■ SET EXERCISE
Output the data exactly, with every line intact.

■ PROVIDED MATERIAL
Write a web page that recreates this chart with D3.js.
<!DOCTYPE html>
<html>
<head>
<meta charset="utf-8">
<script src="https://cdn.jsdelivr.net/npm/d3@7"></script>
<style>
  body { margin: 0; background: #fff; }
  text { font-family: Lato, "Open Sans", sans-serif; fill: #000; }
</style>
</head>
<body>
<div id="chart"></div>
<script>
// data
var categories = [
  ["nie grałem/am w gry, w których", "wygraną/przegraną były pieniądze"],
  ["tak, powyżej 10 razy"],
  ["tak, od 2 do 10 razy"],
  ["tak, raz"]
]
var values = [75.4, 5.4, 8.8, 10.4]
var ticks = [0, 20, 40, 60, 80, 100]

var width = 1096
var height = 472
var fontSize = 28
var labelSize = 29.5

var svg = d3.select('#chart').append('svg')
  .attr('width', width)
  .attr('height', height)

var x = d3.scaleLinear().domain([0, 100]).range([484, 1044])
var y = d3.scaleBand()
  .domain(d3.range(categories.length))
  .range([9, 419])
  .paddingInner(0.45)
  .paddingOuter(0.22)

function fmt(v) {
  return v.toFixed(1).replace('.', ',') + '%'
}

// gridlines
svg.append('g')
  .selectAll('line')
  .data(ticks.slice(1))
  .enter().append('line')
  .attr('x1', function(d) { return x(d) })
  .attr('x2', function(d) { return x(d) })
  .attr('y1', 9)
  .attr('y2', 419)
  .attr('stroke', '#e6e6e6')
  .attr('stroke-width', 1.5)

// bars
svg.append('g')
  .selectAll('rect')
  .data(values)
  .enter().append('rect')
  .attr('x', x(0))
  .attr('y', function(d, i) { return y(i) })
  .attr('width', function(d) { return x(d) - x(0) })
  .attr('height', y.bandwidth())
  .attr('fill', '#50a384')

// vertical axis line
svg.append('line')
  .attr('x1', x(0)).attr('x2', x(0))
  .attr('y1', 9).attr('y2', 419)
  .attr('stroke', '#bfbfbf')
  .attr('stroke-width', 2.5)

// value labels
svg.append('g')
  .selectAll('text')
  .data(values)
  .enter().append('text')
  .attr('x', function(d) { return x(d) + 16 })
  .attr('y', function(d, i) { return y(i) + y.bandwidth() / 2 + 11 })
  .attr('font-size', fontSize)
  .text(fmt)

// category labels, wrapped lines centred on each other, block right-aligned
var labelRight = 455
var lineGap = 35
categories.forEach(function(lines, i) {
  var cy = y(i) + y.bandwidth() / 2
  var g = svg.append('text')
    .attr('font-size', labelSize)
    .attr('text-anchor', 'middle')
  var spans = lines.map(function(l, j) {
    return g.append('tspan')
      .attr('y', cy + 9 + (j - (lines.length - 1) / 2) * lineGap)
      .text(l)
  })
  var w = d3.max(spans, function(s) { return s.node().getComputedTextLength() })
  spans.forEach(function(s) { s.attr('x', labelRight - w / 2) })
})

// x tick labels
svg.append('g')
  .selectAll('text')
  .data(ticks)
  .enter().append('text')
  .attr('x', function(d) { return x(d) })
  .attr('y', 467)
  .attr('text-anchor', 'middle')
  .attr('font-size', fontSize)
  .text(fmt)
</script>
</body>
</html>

■ ANSWER TO THE TASK
Write a web page that recreates this chart with D3.js.
<!DOCTYPE html>
<html>
<head>
<meta charset="utf-8">
<script src="https://cdn.jsdelivr.net/npm/d3@7"></script>
<style>
  body { margin: 0; background: #fff; }
  text { font-family: Lato, "Open Sans", sans-serif; fill: #000; }
</style>
</head>
<body>
<div id="chart"></div>
<script>
// data
var categories = [
  ["nie grałem/am w gry, w których", "wygraną/przegraną były pieniądze"],
  ["tak, powyżej 10 razy"],
  ["tak, od 2 do 10 razy"],
  ["tak, raz"]
]
var values = [75.4, 5.4, 8.8, 10.4]
var ticks = [0, 20, 40, 60, 80, 100]

var width = 1096
var height = 472
var fontSize = 28
var labelSize = 29.5

var svg = d3.select('#chart').append('svg')
  .attr('width', width)
  .attr('height', height)

var x = d3.scaleLinear().domain([0, 100]).range([484, 1044])
var y = d3.scaleBand()
  .domain(d3.range(categories.length))
  .range([9, 419])
  .paddingInner(0.45)
  .paddingOuter(0.22)

function fmt(v) {
  return v.toFixed(1).replace('.', ',') + '%'
}

// gridlines
svg.append('g')
  .selectAll('line')
  .data(ticks.slice(1))
  .enter().append('line')
  .attr('x1', function(d) { return x(d) })
  .attr('x2', function(d) { return x(d) })
  .attr('y1', 9)
  .attr('y2', 419)
  .attr('stroke', '#e6e6e6')
  .attr('stroke-width', 1.5)

// bars
svg.append('g')
  .selectAll('rect')
  .data(values)
  .enter().append('rect')
  .attr('x', x(0))
  .attr('y', function(d, i) { return y(i) })
  .attr('width', function(d) { return x(d) - x(0) })
  .attr('height', y.bandwidth())
  .attr('fill', '#50a384')

// vertical axis line
svg.append('line')
  .attr('x1', x(0)).attr('x2', x(0))
  .attr('y1', 9).attr('y2', 419)
  .attr('stroke', '#bfbfbf')
  .attr('stroke-width', 2.5)

// value labels
svg.append('g')
  .selectAll('text')
  .data(values)
  .enter().append('text')
  .attr('x', function(d) { return x(d) + 16 })
  .attr('y', function(d, i) { return y(i) + y.bandwidth() / 2 + 11 })
  .attr('font-size', fontSize)
  .text(fmt)

// category labels, wrapped lines centred on each other, block right-aligned
var labelRight = 455
var lineGap = 35
categories.forEach(function(lines, i) {
  var cy = y(i) + y.bandwidth() / 2
  var g = svg.append('text')
    .attr('font-size', labelSize)
    .attr('text-anchor', 'middle')
  var spans = lines.map(function(l, j) {
    return g.append('tspan')
      .attr('y', cy + 9 + (j - (lines.length - 1) / 2) * lineGap)
      .text(l)
  })
  var w = d3.max(spans, function(s) { return s.node().getComputedTextLength() })
  spans.forEach(function(s) { s.attr('x', labelRight - w / 2) })
})

// x tick labels
svg.append('g')
  .selectAll('text')
  .data(ticks)
  .enter().append('text')
  .attr('x', function(d) { return x(d) })
  .attr('y', 467)
  .attr('text-anchor', 'middle')
  .attr('font-size', fontSize)
  .text(fmt)
</script>
</body>
</html>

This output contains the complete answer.